Reclaiming space with more efficient stock storage

I have found that when I add casters to anything, I always oil them thoroughly. Not only the wheel axles, but the ball bearing swivels as well. It really makes a big difference for the heavy stuff.

Thanks Randy. My point was the existence of the casters is what I'm going to rework. When you reverse the direction of rolling, the entire entity swings to the side to put the wheel into a new trailing orientation and that is making for constant work keep it off the legs of the table because I brilliantly build in minimal clearance:)

CW
 
You know, another option is to swap out the swivel casters with fixed ones. Then the whole unit will just roll straight in and out. Is that what you are thinking?
 
looks nice, but for me, that would just be too hard to pick through. I mounted tubes along the wall so I can just grab what I need. If I have to dig under stuff to find what I want, I'm not likely to do it.

Absolutely a consideration... Agree. That's mitigated here by the shallow depth and by putting things in in some sort of order. Big steel in the back... smaller steel in the middle with bar steel back part of that and round in the front part... front aluminum and longer speciality metals and plastics. Small off to the left and on the lathe shelf above this drawer will be a bunch of PVC tubes to hole my "known" metals... things I can actually say what they are without spark testing, and my brass (bought a bunch to make a big clock). Would kill for even more more square foot of wall space... call me envious. I did this whole thing just to make space to add a shaper I bought. My life is a big sliding-tile game:)

CW
 
You know, another option is to swap out the swivel casters with fixed ones. Then the whole unit will just roll straight in and out. Is that what you are thinking?

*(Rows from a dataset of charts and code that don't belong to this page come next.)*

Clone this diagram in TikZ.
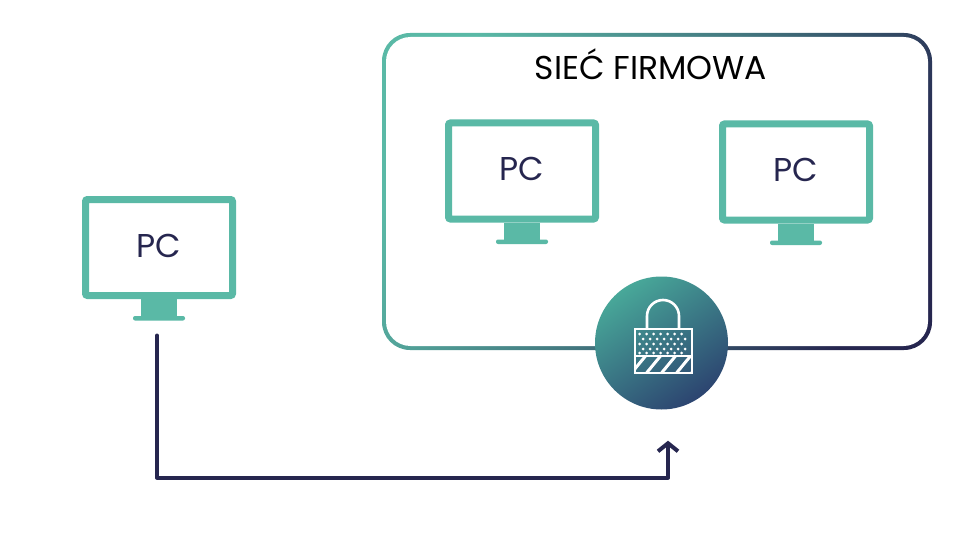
\documentclass[tikz,border=0pt]{standalone}
\usepackage{fontspec}
\setmainfont{Poppins}
\usetikzlibrary{positioning}
\usetikzlibrary{arrows.meta}
\definecolor{morski}{HTML}{5AB9A6}
\definecolor{granat}{HTML}{26264F}
\definecolor{jasnyzamek}{HTML}{48A899}
\definecolor{ciemnyzamek}{HTML}{2C4470}
\tikzset{
	monitor/.style={draw=morski, line width=7pt, rounded corners=2pt, fill=white, minimum width=147pt, minimum height=96pt, text=granat, text depth=4pt, font=\fontsize{33}{33}\selectfont},
	stopka/.style={fill=morski, minimum width=36pt, minimum height=18pt, inner sep=0pt, outer sep=0pt},
	podstawa/.style={fill=morski, rounded corners=2pt, minimum width=52pt, minimum height=4.5pt, inner sep=0pt, outer sep=0pt},
	lacze/.style={draw=granat, line width=4pt, line join=round, line cap=round},
	biel/.style={draw=white, line width=2.6pt}
}
\begin{document}
\begin{tikzpicture}[x=1pt,y=-1pt,node distance=120pt]
	\useasboundingbox (0,0) rectangle (960,540);
	% siec
	\node[rounded corners=28pt, top color=morski, bottom color=granat, middle color=morski!55!granat, shading angle=62, minimum width=550pt, minimum height=317pt, inner sep=0pt] (siec) at (657,191.5) {};
	\node[rounded corners=24.5pt, fill=white, minimum width=542pt, minimum height=309pt, inner sep=0pt] (wnetrze) at (siec.center) {};
	\node[font=\fontsize{33}{33}\selectfont, text=black, inner sep=0pt] (nazwa) at (651,64) {SIEĆ FIRMOWA};
	% komputery
	\node[monitor] (pcA) at (159,247.5) {PC\hspace{4pt}};
	\node[monitor] (pcB) at (522,171) {PC\hspace{2pt}};
	\node[monitor, right=120pt of pcB, yshift=-1pt] (pcC) {PC};
	\foreach \m in {pcA,pcB,pcC} {
		\node[stopka, below=0pt of \m.south] (\m s) {};
		\node[podstawa, below=-1pt of \m s.south] (\m p) {};
	}
	% klodka
	\node[circle, top color=jasnyzamek, bottom color=ciemnyzamek, shading angle=35, minimum size=133pt, inner sep=0pt] (klodka) at (661.5,343) {};
	\begin{scope}[shift={(klodka.center)}]
		\clip[] (-26.5,13) rectangle (30.5,30);
		\foreach \x in {-30,-15,...,30}
			\draw[biel, line width=3pt] (\x,30) -- (\x+14,13);
	\end{scope}
	\begin{scope}[shift={(klodka.center)}]
		\foreach \y/\s in {-9/0,-4/3.5,1/0,6/3.5,10/0}
			\foreach \x in {-22,-15,...,26}
				\fill[white] (\x+\s,\y) circle (1.5pt);
		\draw[biel] (-26.5,-14) rectangle (30.5,30);
		\draw[biel] (-26.5,13) -- (30.5,13);
		\draw[biel] (-14.5,-14) -- (-14.5,-27) arc[start angle=180, end angle=360, radius=16pt, y radius=-16pt] -- (17.5,-14);
	\end{scope}
	% polaczenie
	\coordinate (start) at ([xshift=-2pt,yshift=-15pt]pcAp.south);
	\coordinate (wejscie) at ([xshift=6.5pt,yshift=-31pt]klodka.south);
	\draw[lacze, -{Straight Barb[length=8pt,width=20pt]}] (start) -- ++(0,142) -| (wejscie);
\end{tikzpicture}
\end{document}
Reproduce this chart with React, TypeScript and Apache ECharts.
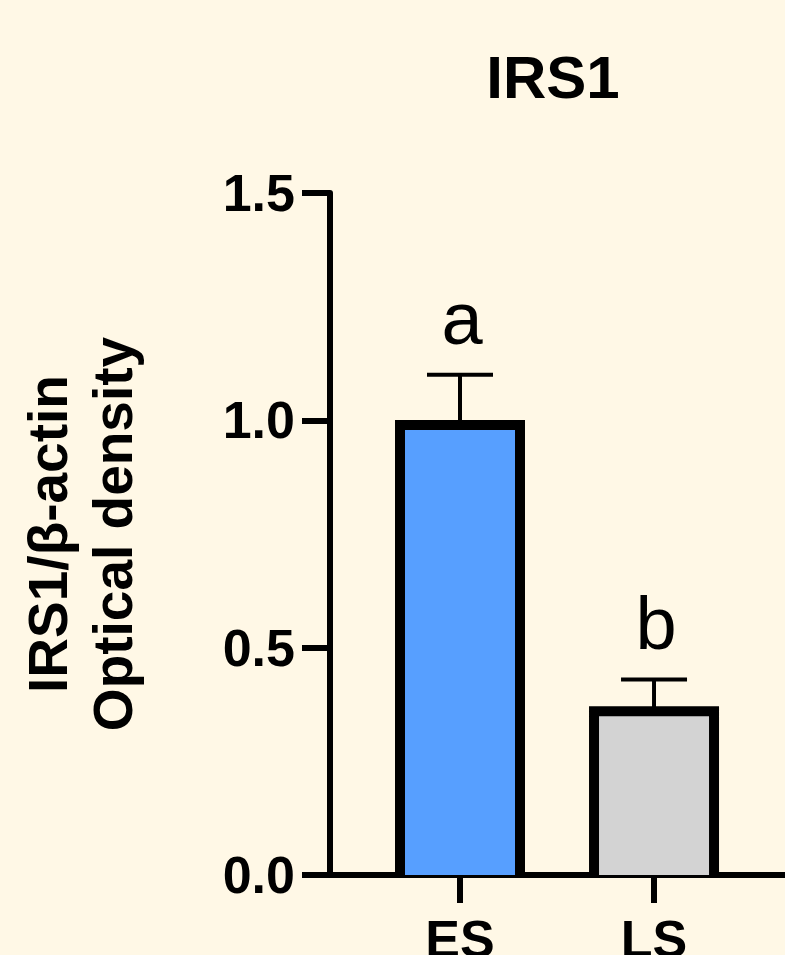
import React, { useEffect, useRef } from "react";
import * as echarts from "echarts";

const categories = ["ES", "LS"];
const categoryPositions = [1, 2];
const meanValues = [0.99, 0.36];
const errorTops = [1.1, 0.43];
const significanceLetters = ["a", "b"];
const barColors = ["#579FFF", "#D3D3D3"];
const yTicks = [0, 0.5, 1.0, 1.5];

const FONT = "'Liberation Sans', Arial, Helvetica, sans-serif";
const BAR_WIDTH = 120;

export default function App() {
  const ref = useRef<HTMLDivElement | null>(null);

  useEffect(() => {
    if (!ref.current) return;
    const chart = echarts.init(ref.current, null, { renderer: "svg" });

    const barData = meanValues.map((v, i) => ({
      value: [categoryPositions[i], v],
      itemStyle: { color: barColors[i] },
    }));
    const errData = meanValues.map((v, i) => [categoryPositions[i], v, errorTops[i], i]);

    chart.setOption({
      animation: false,
      backgroundColor: "#FFF8E6",
      title: {
        text: "IRS1",
        left: 553,
        top: 47,
        padding: 0,
        textAlign: "center",
        textStyle: { fontFamily: FONT, fontWeight: "bold", fontSize: 60, color: "#000" },
      },
      grid: {
        left: 330,
        right: 0,
        top: 193,
        bottom: 80,
        containLabel: false,
        outerBoundsMode: "none",
      },
      xAxis: {
        type: "value",
        min: 0.33,
        max: 2.675,
        splitLine: { show: false },
        axisLine: { show: true, lineStyle: { color: "#000", width: 6 } },
        axisTick: { show: true, customValues: categoryPositions, length: 28, lineStyle: { color: "#000", width: 6 } },
        axisLabel: {
          customValues: categoryPositions,
          formatter: (v: number) => categories[Math.round(v) - 1] ?? "",
          margin: 38,
          fontFamily: FONT,
          fontWeight: "bold",
          fontSize: 52,
          color: "#000",
        },
      },
      yAxis: {
        type: "value",
        min: 0,
        max: 1.5,
        interval: 0.5,
        splitLine: { show: false },
        name: "IRS1/β-actin\nOptical density",
        nameLocation: "middle",
        nameRotate: 90,
        nameGap: 185,
        nameTextStyle: { fontFamily: FONT, fontWeight: "bold", fontSize: 55, lineHeight: 65, color: "#000", align: "center" },
        axisLine: { show: true, lineStyle: { color: "#000", width: 6 } },
        axisTick: { show: true, length: 28, lineStyle: { color: "#000", width: 6 } },
        axisLabel: {
          formatter: (v: number) => (yTicks.includes(v) ? v.toFixed(1) : ""),
          margin: 35,
          fontFamily: FONT,
          fontWeight: "bold",
          fontSize: 52,
          color: "#000",
        },
      },
      series: [
        {
          type: "bar",
          data: barData,
          barWidth: BAR_WIDTH,
          itemStyle: { borderWidth: 0 },
          z: 2,
        },
        {
          type: "custom",
          data: errData,
          z: 3,
          renderItem: (params: any, api: any) => {
            const x = api.value(0);
            const base = api.coord([x, api.value(1)]);
            const top = api.coord([x, api.value(2)]);
            const zero = api.coord([x, 0]);
            const idx = api.value(3);
            const half = 33;
            const hw = BAR_WIDTH / 2;
            return {
              type: "group",
              children: [
                {
                  type: "polyline",
                  shape: {
                    points: [
                      [base[0] - hw, zero[1]],
                      [base[0] - hw, base[1]],
                      [base[0] + hw, base[1]],
                      [base[0] + hw, zero[1]],
                    ],
                  },
                  style: { stroke: "#000", lineWidth: 10, fill: null, lineJoin: "miter" },
                },
                {
                  type: "line",
                  shape: { x1: base[0], y1: base[1], x2: top[0], y2: top[1] },
                  style: { stroke: "#000", lineWidth: 4 },
                },
                {
                  type: "line",
                  shape: { x1: top[0] - half, y1: top[1], x2: top[0] + half, y2: top[1] },
                  style: { stroke: "#000", lineWidth: 4 },
                },
                {
                  type: "text",
                  x: top[0] + 2,
                  y: top[1] - 56,
                  style: {
                    text: significanceLetters[idx],
                    fontFamily: FONT,
                    fontSize: 74,
                    fill: "#000",
                    align: "center",
                    verticalAlign: "middle",
                  },
                },
              ],
            };
          },
        },
      ],
    });

    return () => chart.dispose();
  }, []);

  return (
    <div
      ref={ref}
      style={{ position: "fixed", left: 0, top: 0, width: 785, height: 955 }}
    />
  );
}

I would feel... comfortable... that I have cosmic permission... to use the word "thinking", had I done it prior to loading it up with 800# of metal. Though the concept of replacing the casters with fixed wheels is currently located somewhere inside of my skull. How it arrived there though does not really.. flatter.. me. :)

If I chose to leave the casters, I could add a one-shot to lube them down the road:)

CW
 
Most of my small metal material is in 60” high Vidmars. The Vidmar alone is heavy. I would not want to move those things now, with all the metal I have in them!
 
Roller blades to the rescue...

They can be found for 1 buck a pair at yard sales and for that buck you get 8 ball bearing rubber tired wheels.

You either use angle iron for flange mounts or for lower profile mill out a slot in a 2 X 4 then side drill for a long bolt as an axle.

We have Gambrell roof on second level so walls lean inward.

So behind a bookshelf is wasted space.

These wheels allow a low profile skateboard like a creeper that rolls straight to roll behind the shelf.

For the op drawer unit same can be done and more added to distribute the weight and it moves straiggt.

Sent from my SAMSUNG-SGH-I337Z using Tapatalk
 
Roller blades to the rescue...

They can be found for 1 buck a pair at yard sales and for that buck you get 8 ball bearing rubber tired wheels.

You either use angle iron for flange mounts or for lower profile mill out a slot in a 2 X 4 then side drill for a long bolt as an axle.

We have Gambrell roof on second level so walls lean inward.

So behind a bookshelf is wasted space.

These wheels allow a low profile skateboard like a creeper that rolls straight to roll behind the shelf.

For the op drawer unit same can be done and more added to distribute the weight and it moves straiggt.

Sent from my SAMSUNG-SGH-I337Z using Tapatalk

Hey, that is a great idea! Thank you!